February 3, 2014

Re-imagining the Where, When, and How of Educational Practice

Categories: Digital Learning, Educational Practice
students using multi touch screen on wall

“Well, I guess in all honesty I would have to say that I never knew nor did I ever hear of anybody that money didn’t change.” (Cormac McCarthy, No Country For Old Men)

Last month, I was at Bett, the annual educational technology and training show. It was a feast for the senses: I saw higher-pixel displays that supposedly ‘improve learning,’ multi-touch screens to ‘transform educational experiences,’ and (of course!) tablet devices were presented as a panacea for, well, everything.

The irony was that the venue was simultaneously hosting the EAG Amusement and Leisure Show. If it wasn’t for the G4S staff scanning my badge to approve or deny entry to certain places, I’m sure there would have been times where I wouldn’t have known whether to turn left or right. Shiny, shiny technology was everywhere and it was difficult to find the signal amongst the noise.

As a former director of e-Learning and someone who works for Mozilla, I’m a big fan of technology. I want everything to be faster, better, and cheaper. But, too often, the devices I see at places like Bett are presented as inevitable — that they will march, regardless of context, into our homes, classrooms, and pockets. While I’m well aware of the ways devices can powerfully augment educational practice, I’d want to simultaneously reject the view that whatever comes out of Silicon Valley should be welcomed with open arms by educators. Human relationships and flourishing should come first, with ‘shareholder value’ not part of the narrative. We need to filter away the noise to focus on the signal.
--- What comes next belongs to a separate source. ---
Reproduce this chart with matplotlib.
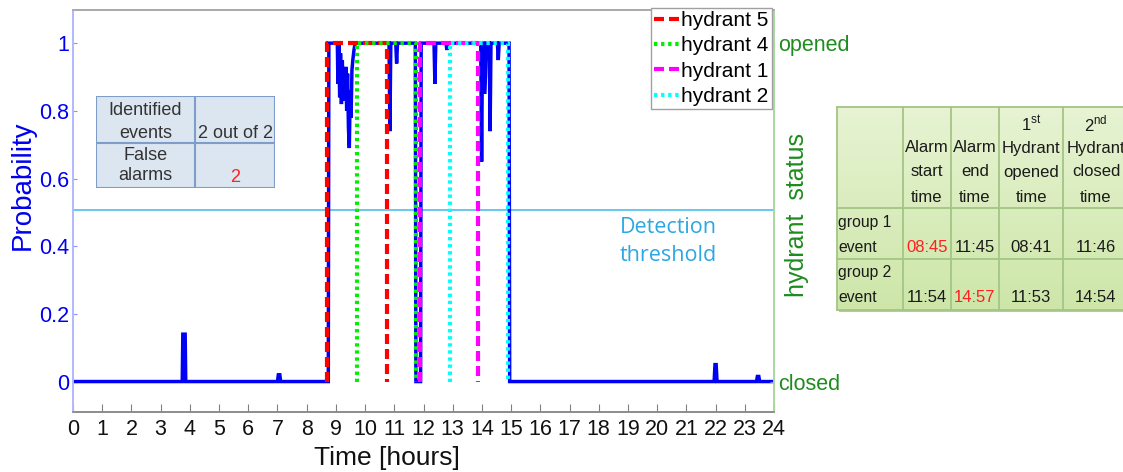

There is, these days, much talk of ‘disruption’ — a word that the Oxford English Dictionary defines as “the action of rending or bursting asunder; violent dissolution of continuity; forcible severance.” That might be attractive if you’re an aggressive startup looking to reconfigure a market for a piece of the action (read: money). However, it’s less attractive if you’re a student, teacher, or parent with a stake in the success of the educational system. Not everything, after all, is a market.

The priority here in education, formal or informal, should be upon facilitating learning, not finding ways to use the latest technology that comes along. While there’s an undoubted thrill in, for example, finding ways to use something like Google Glass, we as educators shouldn’t feel pressure to do so merely because it exists. We should focus on creating learning environments that integrate technology use, not throw the baby out with the bathwater in the name of ‘disruption.’ Education isn’t broken, it’s just being systematically defunded in order to let private providers ‘save the day.’

Audrey Watters has already done a great job of ripping into the eschatology of ‘disruptive innovation‘:

“People seemingly love to believe in the ‘end of the world as we know it’ stories — for reasons that have to do with both the horrors of the now and the heaven of the future. Many cultures (and Silicon Valley is, despite its embrace of science and technology, no different here) tell a story that predicts some sort of cataclysmic event(s) that will bring about a radical cultural (economic, political) transformation and, eventually, some sort of paradise.”

The difficulty is the amount of money involved in mass education now that it has been opened up to ‘the market.’ We’ve become accustomed to the constant drip feed of technology to ‘transform learning.. We need to keep our eyes on the prize of progressive pedagogies that, yes, seek to integrate technology into learning — but ensure these experiences aren’t driven by the technology itself. It’s increasingly difficult to focus on the signal of pedagogy when there’s so much ‘noise’ of shiny, shiny educational technology. However, it’s also part of the emerging skillset of the 21st century educator.

If Bett is at one end of the spectrum, then I would put the annual DML Conference at the other. Bett is the place to find out about new educational technologies, while DML is somewhere to talk about them as part of a wider narrative. It’s a place to critique technology, to think about their affordances and effects. To discuss who’s included and who’s excluded from wider conversations. This year, the conference is March 6-8 in Boston with the theme of ‘Connecting Practices.’

I’ve had the privilege of some fantastic conversations at the DML Conference – and not all of them were scheduled. I remember back in 2012 when Cathy Davidson led an impromptu ‘Occupy’ session in the hallways. It was attended by well over 100 people. I remember presenting to almost 1,000 people on the purpose(s) of education. And, I remember fondly the enthusiasm with which the launch of Open Badges v1.0 was received last year. If you’re an educator who’s interested in a more holistic vision of what educational technology can do, I’d encourage you to attend (or at least follow) the conference.